> **Data section**:
________________
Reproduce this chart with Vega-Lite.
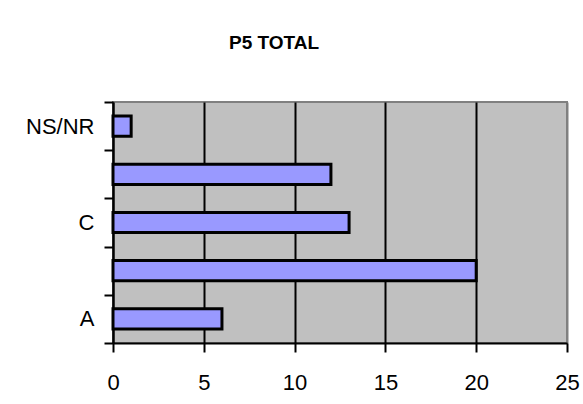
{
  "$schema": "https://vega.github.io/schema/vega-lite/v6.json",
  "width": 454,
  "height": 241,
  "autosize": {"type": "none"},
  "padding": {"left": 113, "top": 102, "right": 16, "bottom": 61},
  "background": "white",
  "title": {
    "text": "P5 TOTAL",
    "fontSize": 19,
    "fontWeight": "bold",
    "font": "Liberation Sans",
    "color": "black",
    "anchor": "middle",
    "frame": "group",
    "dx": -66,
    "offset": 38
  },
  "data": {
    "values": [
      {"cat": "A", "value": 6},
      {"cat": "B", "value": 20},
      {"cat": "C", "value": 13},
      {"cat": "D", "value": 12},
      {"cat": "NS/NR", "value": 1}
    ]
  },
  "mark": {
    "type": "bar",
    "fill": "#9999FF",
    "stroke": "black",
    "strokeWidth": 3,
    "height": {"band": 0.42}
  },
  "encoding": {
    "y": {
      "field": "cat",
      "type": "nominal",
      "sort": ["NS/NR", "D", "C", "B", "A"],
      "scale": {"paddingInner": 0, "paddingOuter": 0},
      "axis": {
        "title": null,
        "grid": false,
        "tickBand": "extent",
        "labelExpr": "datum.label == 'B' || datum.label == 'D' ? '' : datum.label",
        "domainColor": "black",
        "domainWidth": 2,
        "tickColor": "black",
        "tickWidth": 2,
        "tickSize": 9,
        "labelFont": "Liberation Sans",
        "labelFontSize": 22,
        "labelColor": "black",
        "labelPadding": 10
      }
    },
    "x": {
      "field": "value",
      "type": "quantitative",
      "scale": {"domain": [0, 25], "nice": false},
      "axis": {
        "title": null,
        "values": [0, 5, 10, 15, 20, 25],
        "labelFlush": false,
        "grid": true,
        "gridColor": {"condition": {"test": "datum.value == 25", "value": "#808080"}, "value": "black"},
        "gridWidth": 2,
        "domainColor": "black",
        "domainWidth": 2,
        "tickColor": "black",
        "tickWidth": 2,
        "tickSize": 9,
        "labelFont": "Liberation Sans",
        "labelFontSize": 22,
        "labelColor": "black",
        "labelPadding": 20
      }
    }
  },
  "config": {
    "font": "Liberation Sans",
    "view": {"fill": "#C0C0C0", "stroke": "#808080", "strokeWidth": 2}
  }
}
________________
> **What you need to do**: Each line of the data should be quoted exactly, with pictures left out.

> **Full answer**:
Reproduce this chart with Vega-Lite.
{
  "$schema": "https://vega.github.io/schema/vega-lite/v6.json",
  "width": 454,
  "height": 241,
  "autosize": {"type": "none"},
  "padding": {"left": 113, "top": 102, "right": 16, "bottom": 61},
  "background": "white",
  "title": {
    "text": "P5 TOTAL",
    "fontSize": 19,
    "fontWeight": "bold",
    "font": "Liberation Sans",
    "color": "black",
    "anchor": "middle",
    "frame": "group",
    "dx": -66,
    "offset": 38
  },
  "data": {
    "values": [
      {"cat": "A", "value": 6},
      {"cat": "B", "value": 20},
      {"cat": "C", "value": 13},
      {"cat": "D", "value": 12},
      {"cat": "NS/NR", "value": 1}
    ]
  },
  "mark": {
    "type": "bar",
    "fill": "#9999FF",
    "stroke": "black",
    "strokeWidth": 3,
    "height": {"band": 0.42}
  },
  "encoding": {
    "y": {
      "field": "cat",
      "type": "nominal",
      "sort": ["NS/NR", "D", "C", "B", "A"],
      "scale": {"paddingInner": 0, "paddingOuter": 0},
      "axis": {
        "title": null,
        "grid": false,
        "tickBand": "extent",
        "labelExpr": "datum.label == 'B' || datum.label == 'D' ? '' : datum.label",
        "domainColor": "black",
        "domainWidth": 2,
        "tickColor": "black",
        "tickWidth": 2,
        "tickSize": 9,
        "labelFont": "Liberation Sans",
        "labelFontSize": 22,
        "labelColor": "black",
        "labelPadding": 10
      }
    },
    "x": {
      "field": "value",
      "type": "quantitative",
      "scale": {"domain": [0, 25], "nice": false},
      "axis": {
        "title": null,
        "values": [0, 5, 10, 15, 20, 25],
        "labelFlush": false,
        "grid": true,
        "gridColor": {"condition": {"test": "datum.value == 25", "value": "#808080"}, "value": "black"},
        "gridWidth": 2,
        "domainColor": "black",
        "domainWidth": 2,
        "tickColor": "black",
        "tickWidth": 2,
        "tickSize": 9,
        "labelFont": "Liberation Sans",
        "labelFontSize": 22,
        "labelColor": "black",
        "labelPadding": 20
      }
    }
  },
  "config": {
    "font": "Liberation Sans",
    "view": {"fill": "#C0C0C0", "stroke": "#808080", "strokeWidth": 2}
  }
}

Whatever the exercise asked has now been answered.